**Prompt**
Repeat the data word for word. Do not include the pictures.

**Given information**
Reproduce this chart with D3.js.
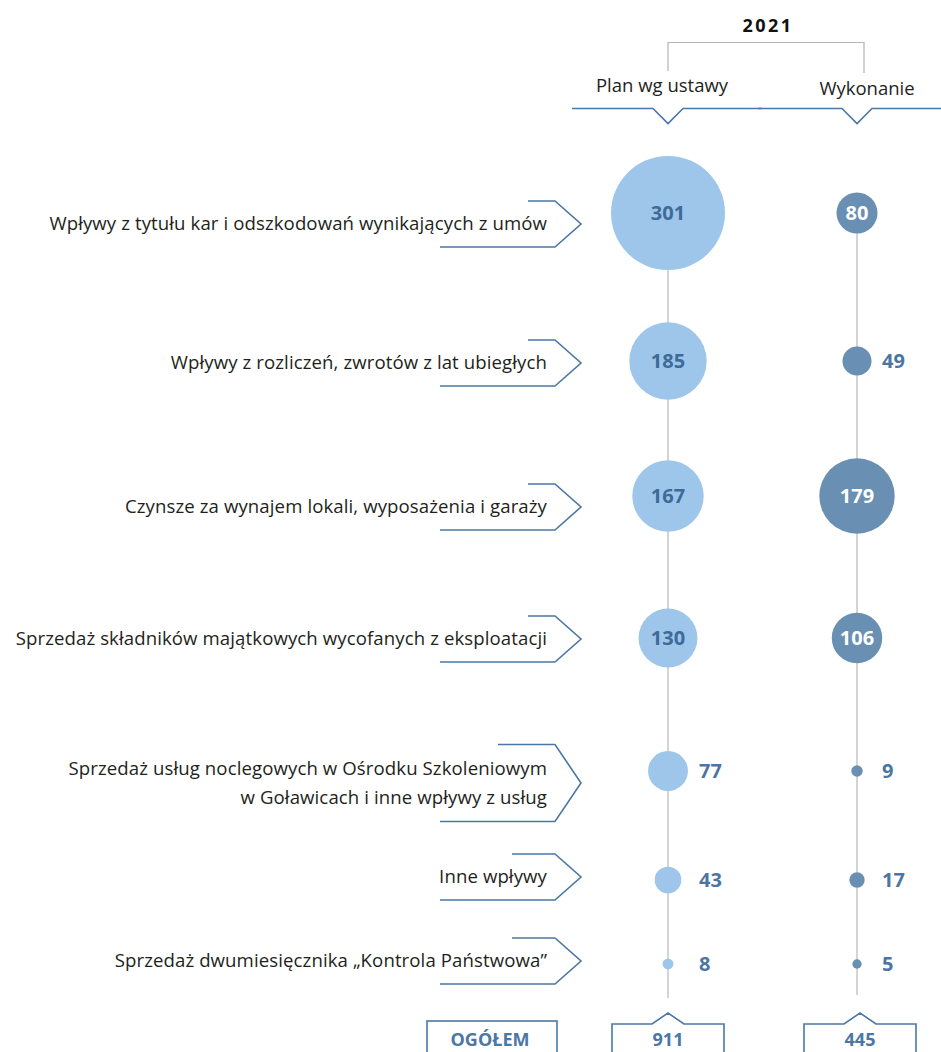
<!DOCTYPE html>
<html><head><meta charset="utf-8">
<script src="https://cdn.jsdelivr.net/npm/d3@7"></script>
<style>
html,body{margin:0;padding:0;background:#fff;}
svg{display:block;font-family:"Open Sans","Noto Sans",sans-serif;}
</style></head>
<body><svg id="c" width="941" height="1052"></svg>
<script>
// ---------- DATA ----------
const categories = [
  ["Wpływy z tytułu kar i odszkodowań wynikających z umów"],
  ["Wpływy z rozliczeń, zwrotów z lat ubiegłych"],
  ["Czynsze za wynajem lokali, wyposażenia i garaży"],
  ["Sprzedaż składników majątkowych wycofanych z eksploatacji"],
  ["Sprzedaż usług noclegowych w Ośrodku Szkoleniowym", "w Goławicach i inne wpływy z usług"],
  ["Inne wpływy"],
  ["Sprzedaż dwumiesięcznika „Kontrola Państwowa”"]
];
const planValues = [301, 185, 167, 130, 77, 43, 8];
const execValues = [80, 49, 179, 106, 9, 17, 5];
const seriesNames = ["Plan wg ustawy", "Wykonanie"];
const totals = [911, 445];
const yearLabel = "2021";
const totalLabel = "OGÓŁEM";

// ---------- LAYOUT ----------
const W = 941, H = 1052;
const rowCenters = [213, 361, 496, 638, 771, 880, 964];
const labelCenters = [224, 363, 507, 639, 783, 877, 961];
const C = {
  light: "#9dc6ea", dark: "#6990b2", blue: "#4a77a5", valPlan: "#3e6b97",
  valOut: "#4b76a2", grid: "#c6c6c6", text: "#231f20"
};

const svg = d3.select("#c");
const idx = d3.range(categories.length);
const x = d3.scalePoint().domain(["plan", "exec"]).range([668, 857]);
const y = d3.scaleOrdinal().domain(idx).range(rowCenters);
const yLab = d3.scaleOrdinal().domain(idx).range(labelCenters);
const r = d3.scalePow().exponent(0.85).domain([0, 301]).range([3, 57]);

// ---------- HEADER ----------
svg.append("text").attr("x", 768).attr("y", 32).attr("text-anchor", "middle")
  .attr("font-size", 18).attr("font-weight", 700).attr("letter-spacing", 2.5)
  .attr("fill", "#111").text(yearLabel);
svg.append("path")
  .attr("d", `M${x("plan")},71V42.5H${x("exec") + 7}V73`)
  .attr("fill", "none").attr("stroke", "#b5b5b5").attr("stroke-width", 1.2);
svg.append("text").attr("x", 662).attr("y", 92).attr("text-anchor", "middle")
  .attr("font-size", 18.5).attr("fill", C.text).text(seriesNames[0]);
svg.append("text").attr("x", 867).attr("y", 95).attr("text-anchor", "middle")
  .attr("font-size", 18.5).attr("fill", C.text).text(seriesNames[1]);
const hy = 108.5, hd = 15, hw = 15;
svg.append("path")
  .attr("d", `M572,${hy}H${x("plan") - hw}L${x("plan")},${hy + hd}L${x("plan") + hw},${hy}H762`)
  .attr("fill", "none").attr("stroke", C.blue).attr("stroke-width", 1.6);
svg.append("path")
  .attr("d", `M758,${hy}H${x("exec") - hw}L${x("exec")},${hy + hd}L${x("exec") + hw},${hy}H941`)
  .attr("fill", "none").attr("stroke", C.blue).attr("stroke-width", 1.6);

// ---------- VERTICAL LINES ----------
svg.append("line").attr("x1", x("plan")).attr("x2", x("plan"))
  .attr("y1", y(0)).attr("y2", 998).attr("stroke", C.grid).attr("stroke-width", 1.5);
svg.append("line").attr("x1", x("exec")).attr("x2", x("exec"))
  .attr("y1", y(0)).attr("y2", 995).attr("stroke", C.grid).attr("stroke-width", 1.5);

// ---------- CATEGORY LABELS ----------
const lineH = 29, textRight = 547;
const labG = svg.append("g");
idx.forEach(i => {
  const lines = categories[i];
  const yc = yLab(i);
  const half = 23 + (lines.length - 1) * 15.5;
  const topStart = lines.length > 1 ? 498 : (i >= 5 ? 512 : 528);
  labG.append("path")
    .attr("d", `M${topStart},${yc - half}H555L581,${yc}L555,${yc + half}H440`)
    .attr("fill", "none").attr("stroke", C.blue).attr("stroke-width", 1.6);
  const t = labG.append("text").attr("text-anchor", "end").attr("font-size", 18.6)
    .attr("letter-spacing", 0.1).attr("fill", C.text);
  lines.forEach((s, k) => {
    t.append("tspan").attr("x", textRight)
      .attr("y", yc + 6 + (k - (lines.length - 1) / 2) * lineH).text(s);
  });
});

// ---------- BUBBLES ----------
const series = [
  { key: "plan", values: planValues, fill: C.light, inText: C.valPlan, outDx: 31 },
  { key: "exec", values: execValues, fill: C.dark, inText: "#ffffff", outDx: 25 }
];
series.forEach(s => {
  const g = svg.append("g");
  g.selectAll("circle").data(s.values).join("circle")
    .attr("cx", x(s.key)).attr("cy", (d, i) => y(i)).attr("r", d => r(d))
    .attr("fill", s.fill);
  g.selectAll("text").data(s.values).join("text")
    .attr("x", d => d >= 80 ? x(s.key) : x(s.key) + s.outDx)
    .attr("y", (d, i) => y(i) + 7)
    .attr("text-anchor", d => d >= 80 ? "middle" : "start")
    .attr("font-size", 20).attr("font-weight", 700)
    .attr("fill", d => d >= 80 ? s.inText : C.valOut)
    .text(d => d);
});

// ---------- TOTALS ----------
const bTop = 1024, bBot = 1070;
svg.append("rect").attr("x", 427).attr("y", 1021).attr("width", 130).attr("height", 60)
  .attr("fill", "none").attr("stroke", C.blue).attr("stroke-width", 1.6);
svg.append("text").attr("x", 490).attr("y", 1046).attr("text-anchor", "middle")
  .attr("font-size", 18).attr("font-weight", 700).attr("fill", C.blue).text(totalLabel);
[["plan", totals[0], 0], ["exec", totals[1], 3]].forEach(([k, v, dx]) => {
  const cx = x(k) + dx, hwid = 56, nw = 16;
  svg.append("path")
    .attr("d", `M${cx - hwid},${bBot}V${bTop}H${cx - nw}L${cx},${bTop - 11}L${cx + nw},${bTop}H${cx + hwid}V${bBot}`)
    .attr("fill", "none").attr("stroke", C.blue).attr("stroke-width", 1.6);
  svg.append("text").attr("x", cx).attr("y", 1046).attr("text-anchor", "middle")
    .attr("font-size", 18).attr("font-weight", 700).attr("fill", C.blue).text(v);
});
</script></body></html>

**The answer**
Reproduce this chart with D3.js.
<!DOCTYPE html>
<html><head><meta charset="utf-8">
<script src="https://cdn.jsdelivr.net/npm/d3@7"></script>
<style>
html,body{margin:0;padding:0;background:#fff;}
svg{display:block;font-family:"Open Sans","Noto Sans",sans-serif;}
</style></head>
<body><svg id="c" width="941" height="1052"></svg>
<script>
// ---------- DATA ----------
const categories = [
  ["Wpływy z tytułu kar i odszkodowań wynikających z umów"],
  ["Wpływy z rozliczeń, zwrotów z lat ubiegłych"],
  ["Czynsze za wynajem lokali, wyposażenia i garaży"],
  ["Sprzedaż składników majątkowych wycofanych z eksploatacji"],
  ["Sprzedaż usług noclegowych w Ośrodku Szkoleniowym", "w Goławicach i inne wpływy z usług"],
  ["Inne wpływy"],
  ["Sprzedaż dwumiesięcznika „Kontrola Państwowa”"]
];
const planValues = [301, 185, 167, 130, 77, 43, 8];
const execValues = [80, 49, 179, 106, 9, 17, 5];
const seriesNames = ["Plan wg ustawy", "Wykonanie"];
const totals = [911, 445];
const yearLabel = "2021";
const totalLabel = "OGÓŁEM";

// ---------- LAYOUT ----------
const W = 941, H = 1052;
const rowCenters = [213, 361, 496, 638, 771, 880, 964];
const labelCenters = [224, 363, 507, 639, 783, 877, 961];
const C = {
  light: "#9dc6ea", dark: "#6990b2", blue: "#4a77a5", valPlan: "#3e6b97",
  valOut: "#4b76a2", grid: "#c6c6c6", text: "#231f20"
};

const svg = d3.select("#c");
const idx = d3.range(categories.length);
const x = d3.scalePoint().domain(["plan", "exec"]).range([668, 857]);
const y = d3.scaleOrdinal().domain(idx).range(rowCenters);
const yLab = d3.scaleOrdinal().domain(idx).range(labelCenters);
const r = d3.scalePow().exponent(0.85).domain([0, 301]).range([3, 57]);

// ---------- HEADER ----------
svg.append("text").attr("x", 768).attr("y", 32).attr("text-anchor", "middle")
  .attr("font-size", 18).attr("font-weight", 700).attr("letter-spacing", 2.5)
  .attr("fill", "#111").text(yearLabel);
svg.append("path")
  .attr("d", `M${x("plan")},71V42.5H${x("exec") + 7}V73`)
  .attr("fill", "none").attr("stroke", "#b5b5b5").attr("stroke-width", 1.2);
svg.append("text").attr("x", 662).attr("y", 92).attr("text-anchor", "middle")
  .attr("font-size", 18.5).attr("fill", C.text).text(seriesNames[0]);
svg.append("text").attr("x", 867).attr("y", 95).attr("text-anchor", "middle")
  .attr("font-size", 18.5).attr("fill", C.text).text(seriesNames[1]);
const hy = 108.5, hd = 15, hw = 15;
svg.append("path")
  .attr("d", `M572,${hy}H${x("plan") - hw}L${x("plan")},${hy + hd}L${x("plan") + hw},${hy}H762`)
  .attr("fill", "none").attr("stroke", C.blue).attr("stroke-width", 1.6);
svg.append("path")
  .attr("d", `M758,${hy}H${x("exec") - hw}L${x("exec")},${hy + hd}L${x("exec") + hw},${hy}H941`)
  .attr("fill", "none").attr("stroke", C.blue).attr("stroke-width", 1.6);

// ---------- VERTICAL LINES ----------
svg.append("line").attr("x1", x("plan")).attr("x2", x("plan"))
  .attr("y1", y(0)).attr("y2", 998).attr("stroke", C.grid).attr("stroke-width", 1.5);
svg.append("line").attr("x1", x("exec")).attr("x2", x("exec"))
  .attr("y1", y(0)).attr("y2", 995).attr("stroke", C.grid).attr("stroke-width", 1.5);

// ---------- CATEGORY LABELS ----------
const lineH = 29, textRight = 547;
const labG = svg.append("g");
idx.forEach(i => {
  const lines = categories[i];
  const yc = yLab(i);
  const half = 23 + (lines.length - 1) * 15.5;
  const topStart = lines.length > 1 ? 498 : (i >= 5 ? 512 : 528);
  labG.append("path")
    .attr("d", `M${topStart},${yc - half}H555L581,${yc}L555,${yc + half}H440`)
    .attr("fill", "none").attr("stroke", C.blue).attr("stroke-width", 1.6);
  const t = labG.append("text").attr("text-anchor", "end").attr("font-size", 18.6)
    .attr("letter-spacing", 0.1).attr("fill", C.text);
  lines.forEach((s, k) => {
    t.append("tspan").attr("x", textRight)
      .attr("y", yc + 6 + (k - (lines.length - 1) / 2) * lineH).text(s);
  });
});

// ---------- BUBBLES ----------
const series = [
  { key: "plan", values: planValues, fill: C.light, inText: C.valPlan, outDx: 31 },
  { key: "exec", values: execValues, fill: C.dark, inText: "#ffffff", outDx: 25 }
];
series.forEach(s => {
  const g = svg.append("g");
  g.selectAll("circle").data(s.values).join("circle")
    .attr("cx", x(s.key)).attr("cy", (d, i) => y(i)).attr("r", d => r(d))
    .attr("fill", s.fill);
  g.selectAll("text").data(s.values).join("text")
    .attr("x", d => d >= 80 ? x(s.key) : x(s.key) + s.outDx)
    .attr("y", (d, i) => y(i) + 7)
    .attr("text-anchor", d => d >= 80 ? "middle" : "start")
    .attr("font-size", 20).attr("font-weight", 700)
    .attr("fill", d => d >= 80 ? s.inText : C.valOut)
    .text(d => d);
});

// ---------- TOTALS ----------
const bTop = 1024, bBot = 1070;
svg.append("rect").attr("x", 427).attr("y", 1021).attr("width", 130).attr("height", 60)
  .attr("fill", "none").attr("stroke", C.blue).attr("stroke-width", 1.6);
svg.append("text").attr("x", 490).attr("y", 1046).attr("text-anchor", "middle")
  .attr("font-size", 18).attr("font-weight", 700).attr("fill", C.blue).text(totalLabel);
[["plan", totals[0], 0], ["exec", totals[1], 3]].forEach(([k, v, dx]) => {
  const cx = x(k) + dx, hwid = 56, nw = 16;
  svg.append("path")
    .attr("d", `M${cx - hwid},${bBot}V${bTop}H${cx - nw}L${cx},${bTop - 11}L${cx + nw},${bTop}H${cx + hwid}V${bBot}`)
    .attr("fill", "none").attr("stroke", C.blue).attr("stroke-width", 1.6);
  svg.append("text").attr("x", cx).attr("y", 1046).attr("text-anchor", "middle")
    .attr("font-size", 18).attr("font-weight", 700).attr("fill", C.blue).text(v);
});
</script></body></html>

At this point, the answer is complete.